S. Craig Zahler (Brawl In Cell Block 99, Bone Tomahawk) scores again with this brutal tale of two recently suspended cops (Mel Gibson, Vince Vaughn) who look for their lost wages in an unconventional way.
Between Brawl In Cell Block 99 and Bone Tomahawk, I thought writer/director S. Craig Zahler might have a miss with Dragged Across Concrete. Not because I don't think he's talented, moreso because he's already entered his career throwing haymakers (Tomahawk, 99) and this would be the one where he would get lazy. Not so. Not even in the slightest.

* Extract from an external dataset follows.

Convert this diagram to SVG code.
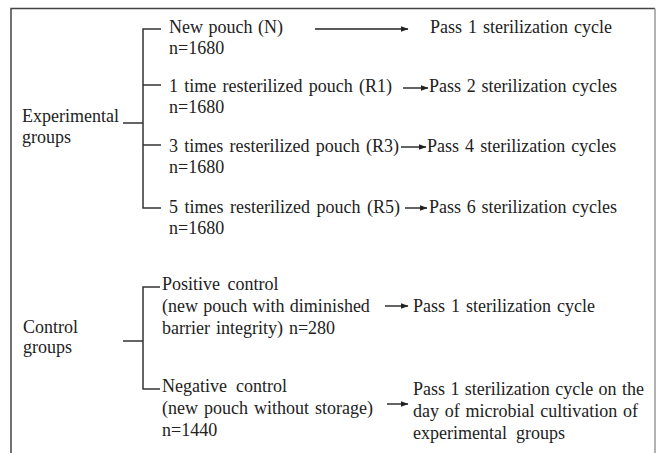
<svg xmlns="http://www.w3.org/2000/svg" width="657" height="453" viewBox="0 0 657 453">
<style>
text{font-family:'Liberation Serif','Times New Roman',serif;font-size:18px;fill:#222}
.ln{stroke:#333;stroke-width:1.5;fill:none}
.ar{stroke:#222;stroke-width:1.4;fill:none;marker-end:url(#ah)}
</style>
<defs>
<marker id="ah" markerWidth="8" markerHeight="6" refX="7.5" refY="3" orient="auto" markerUnits="userSpaceOnUse">
<path d="M0,0 L8,3 L0,6 Z" fill="#222"/>
</marker>
</defs>
<rect width="657" height="453" fill="#fff"/>
<path d="M11,470 V8.5 H655" fill="none" stroke="#444" stroke-width="1.5"/>
<path d="M655,8.5 V470" stroke="#999" stroke-width="1.5"/>

<g id="connectors">
<path class="ln" d="M123,123 H143 M161,29 H143 V208 H161 M143,85 H161 M143,145 H161"/>
<path class="ln" d="M123,341 H143 M160,287 H143 V389 H160"/>
<line class="ar" x1="315" y1="29" x2="408" y2="29"/>
<line class="ar" x1="403" y1="88" x2="428" y2="88"/>
<line class="ar" x1="401" y1="147" x2="426" y2="147"/>
<line class="ar" x1="405" y1="208" x2="427" y2="208"/>
<line class="ar" x1="385" y1="306" x2="408" y2="306"/>
<line class="ar" x1="387" y1="404" x2="408" y2="404"/>
</g>

<g id="experimental">
<text x="22" y="122">Experimental</text>
<text x="22" y="143">groups</text>
</g>
<g id="new-pouch">
<text x="169" y="33" word-spacing="1">New pouch (N)</text>
<text x="169" y="54">n=1680</text>
</g>
<g id="r1">
<text x="169" y="92" word-spacing="1.75">1 time resterilized pouch (R1)</text>
<text x="169" y="113">n=1680</text>
</g>
<g id="r3">
<text x="169" y="152" word-spacing="1.75">3 times resterilized pouch (R3)</text>
<text x="169" y="173">n=1680</text>
</g>
<g id="r5">
<text x="169" y="213" word-spacing="2">5 times resterilized pouch (R5)</text>
<text x="169" y="234">n=1680</text>
</g>
<g id="pass-n"><text x="430" y="33" word-spacing="1.5">Pass 1 sterilization  cycle</text></g>
<g id="pass-r1"><text x="429" y="92" word-spacing="1.2">Pass 2 sterilization  cycles</text></g>
<g id="pass-r3"><text x="427" y="152" word-spacing="1.6">Pass 4 sterilization  cycles</text></g>
<g id="pass-r5"><text x="429" y="213" word-spacing="1.2">Pass 6 sterilization  cycles</text></g>

<g id="control">
<text x="23" y="333">Control</text>
<text x="23" y="353">groups</text>
</g>
<g id="positive">
<text x="162" y="290" word-spacing="3">Positive control</text>
<text x="162" y="312" word-spacing="0.8">(new pouch with diminished</text>
<text x="162" y="334" word-spacing="1.5">barrier integrity)  n=280</text>
</g>
<g id="negative">
<text x="162" y="392" word-spacing="4.5">Negative control</text>
<text x="162" y="414" word-spacing="1.5">(new pouch without storage)</text>
<text x="162" y="436">n=1440</text>
</g>
<g id="pass-positive"><text x="413" y="312" word-spacing="1.5">Pass 1 sterilization  cycle</text></g>
<g id="pass-negative">
<text x="413" y="395" word-spacing="0.9">Pass 1 sterilization  cycle on the</text>
<text x="413" y="417" word-spacing="1.25">day of microbial cultivation  of</text>
<text x="413" y="439" word-spacing="4.5">experimental groups</text>
</g>
</svg>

We meet Brett (Gibson) and Anthony (Vaughn) on the fire escape of an apartment building. Their interaction with each other is glib. They've been here before and have seen it all. They are about to arrest a suspect on narcotics charges. The suspect tries to escape through a window where Brett and Anthony have been the entire time, having said glib conversation. They quickly subdue the perp. Brett keeps his boot on the back of the suspect's neck. Applying pressure when needed if he feels his (Brett's) questions aren't being answered properly. Near perfect dialogue written here. We've been privy to this conversation in films prior but Zahler, Gibson, and Vaughn present it in a manner that feels fresh. Brett and Anthony execute the bust. It feels like a successful bust. However, shortly after the bust they receive a call from their Lieutenant telling them to get back to the precinct immediately. Lt. Calvert (Don Johnson) explains that there was a problem with their most recent arrest. A civilian using their phone filmed the exchange between Brett and the person suspected of narcotics distribution. Filming specifically the boot to the back of neck. While Lt. Calvert isn't particular bothered by the video, he has no choice but to suspend them. Excessive force by a police officer. 6 weeks, no pay. Brett and Anthony hand over their badges.

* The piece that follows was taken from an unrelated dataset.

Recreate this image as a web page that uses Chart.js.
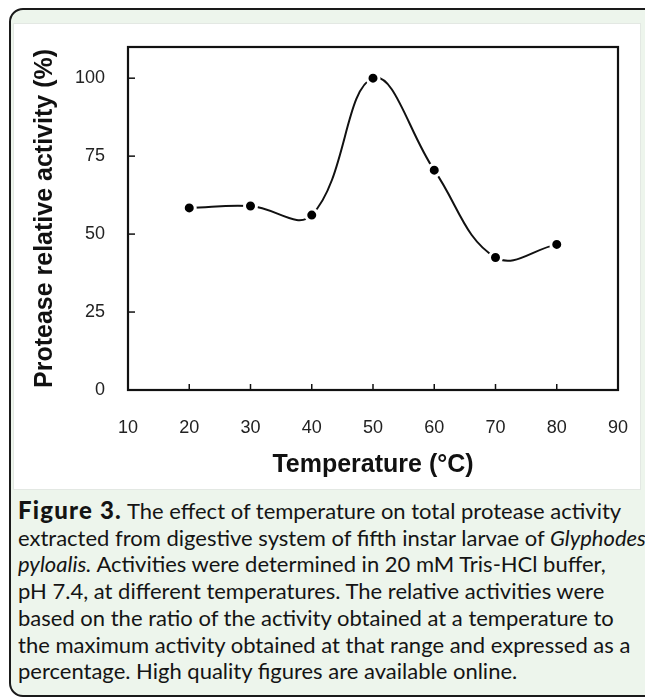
<!DOCTYPE html>
<html>
<head>
<meta charset="utf-8">
<script src="https://cdn.jsdelivr.net/npm/chart.js@4.4.0/dist/chart.umd.min.js"></script>
<style>
  html, body { margin: 0; background: #fff; overflow: hidden; }
  body { width: 645px; height: 698px; position: relative; }
  #card { position: absolute; left: 9px; top: 8px; width: 700px; height: 685px; border: 2.5px solid #1a1a1a;
          border-radius: 14px; background: #edf5ec; }
  #panel { position: absolute; left: 14px; top: 24px; width: 626px; height: 465px; background: #fff;
           box-shadow: 0 0 0 1px #e3e8e3; }
  #caption { position: absolute; left: 18px; top: 497px; width: 700px; font-family: Lato, "Open Sans", sans-serif;
             font-size: 22px; line-height: 26.7px; color: #141414; white-space: nowrap; }
  #caption b { font-weight: 900; font-size: 24px; letter-spacing: 1.2px; }
</style>
</head>
<body>
<div id="card"></div>
<div id="panel"><canvas id="temp-chart" width="626" height="465"></canvas></div>
<div id="caption">
<b>Figure 3.</b> The effect of temperature on total protease activity<br>
extracted from digestive system of fifth instar larvae of <i>Glyphodes</i><br>
<i>pyloalis.</i> Activities were determined in 20 mM Tris-HCl buffer,<br>
pH 7.4, at different temperatures. The relative activities were<br>
based on the ratio of the activity obtained at a temperature to<br>
the maximum activity obtained at that range and expressed as a<br>
percentage. High quality figures are available online.
</div>
<script>
var temperature = [20, 30, 40, 50, 60, 70, 80];
var activity = [58.4, 59.0, 56.1, 100, 70.5, 42.5, 46.7];
var xTicks = [10, 20, 30, 40, 50, 60, 70, 80, 90];
var yTicks = [0, 25, 50, 75, 100];

var points = [];
for (var i in temperature) {
    points.push({x: temperature[i], y: activity[i]});
}

// frame round the plot + ticks pointing inward
var framePlugin = {
    id: 'frame',
    afterDraw: function(chart) {
        var ctx = chart.ctx, a = chart.chartArea;
        var xs = chart.scales.x, ys = chart.scales.y;
        ctx.save();
        ctx.strokeStyle = '#111';
        ctx.lineWidth = 1.5;
        xs.ticks.forEach(function(t) {
            var px = xs.getPixelForValue(t.value);
            if (px <= a.left + 1 || px >= a.right - 1) return;
            ctx.beginPath(); ctx.moveTo(px, a.bottom); ctx.lineTo(px, a.bottom - 6); ctx.stroke();
        });
        ys.ticks.forEach(function(t) {
            var py = ys.getPixelForValue(t.value);
            if (py >= a.bottom - 1) return;
            ctx.beginPath(); ctx.moveTo(a.left, py); ctx.lineTo(a.left + 7, py); ctx.stroke();
        });
        ctx.lineWidth = 2.2;
        ctx.strokeRect(a.left, a.top, a.right - a.left, a.bottom - a.top);
        ctx.restore();
    }
};

// labels sit far from the axis, don't let that padding shrink the plot
function noEdgePadding(s) {
    s.paddingLeft = 0; s.paddingRight = 0; s.paddingTop = 0; s.paddingBottom = 0;
}

var ctx = document.getElementById('temp-chart');
var tempChart = new Chart(ctx, {
    type: 'line',
    data: {
        datasets: [{
            data: points,
            borderColor: '#111',
            borderWidth: 2,
            tension: 0.4,
            pointRadius: 6,
            pointBorderWidth: 3,
            pointBackgroundColor: '#000',
            pointBorderColor: '#fff'
        }]
    },
    options: {
        responsive: false,
        animation: false,
        layout: { padding: { top: 23, right: 22, left: 0, bottom: 0 } },
        plugins: { legend: { display: false }, tooltip: { enabled: false } },
        scales: {
            x: {
                type: 'linear',
                min: 10, max: 90,
                afterBuildTicks: function(s) { s.ticks = xTicks.map(function(v) { return {value: v}; }); },
                afterFit: function(s) { s.height = 99; noEdgePadding(s); },
                grid: { display: false, drawTicks: false },
                border: { display: false },
                ticks: { padding: 27, color: '#222', font: { family: 'Liberation Sans', size: 18 } },
                title: { display: true, text: 'Temperature (°C)', color: '#111',
                         font: { family: 'Liberation Sans', size: 25, weight: 'bold' },
                         padding: { top: 0, bottom: 9 } }
            },
            y: {
                min: 0, max: 110,
                afterBuildTicks: function(s) { s.ticks = yTicks.map(function(v) { return {value: v}; }); },
                afterFit: function(s) { s.width = 114; noEdgePadding(s); },
                grid: { display: false, drawTicks: false },
                border: { display: false },
                ticks: { padding: 23, color: '#222', font: { family: 'Liberation Sans', size: 18 } },
                title: { display: true, text: 'Protease relative activity (%)', color: '#111',
                         font: { family: 'Liberation Sans', size: 25, weight: 'bold' },
                         padding: { top: 16, bottom: 0 } }
            }
        }
    },
    plugins: [framePlugin]
});
</script>
</body>
</html>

Brett's home life isn't good by any stretch. His wife, Melanie (Laurie Holden-The Walking Dead) has multiple sclerosis, in constant need of medication struggles to keep it together. His daughter has been assaulted 5 times in the last two years at school which Brett attributes to living in a poor neighborhood with a poor school district. The recently shelved detective needs a change for his family and fast. Brett only knows one thing the past 27 years. You could say (in Liam Neeson's voice), "He has particular set of skills, skills he had acquired over a very long career..." I feel It should be noted here, Dragged Across Concrete is not in the same tone as Taken. Moving on. He calls his partner Anthony and asks him to pick him up. Brett asks him to drive to a specific location. In turns out he has information that the person's place the two are parked outside of is dabbles in heroin trafficking. Anthony thinks it's a bad idea. "Bad like lasagna in a can." The illegal stakeout continues carried by Gibson and Vaughn's acting. Seasoned veterans of their craft. Ultimately, Anthony says "he's in until he's not." They have the skills to acquire compensation and looks as if they may. What starts out as routine surveillance turns into a complex chase at something bigger than a heroin dealer.
The plot is slightly more complex than my garbage synopsis suggests. It's interesting enough to keep you invested and guessing. With a finale just as good as any. A testament to some top notch writing and direction by S. Craig Zahler. The performances by the cast are strong and true. Exemplary work by Mel Gibson, Vince Vaughn, Tory Kittles, Thomas Kretschman, Michael Jai White, Jennifer Carpenter, and Don Johnson. Excellent production design by Brian Davie. Solid work by the special and visual effects department. And bravo to often unsung heroes who did masterful work in this film, the sound department. From the mixers to the editors. All in all, Dragged Across Concrete contributes a smart and brutal thriller to the ever exhausted crime drama genre.
See this film because I told you to. Or see it because it has the realistic brutality (with practical effects, which make a film so much better) and moral darkness of Brawl In Cell Block 99 with the firepower of Michael Mann's Heat.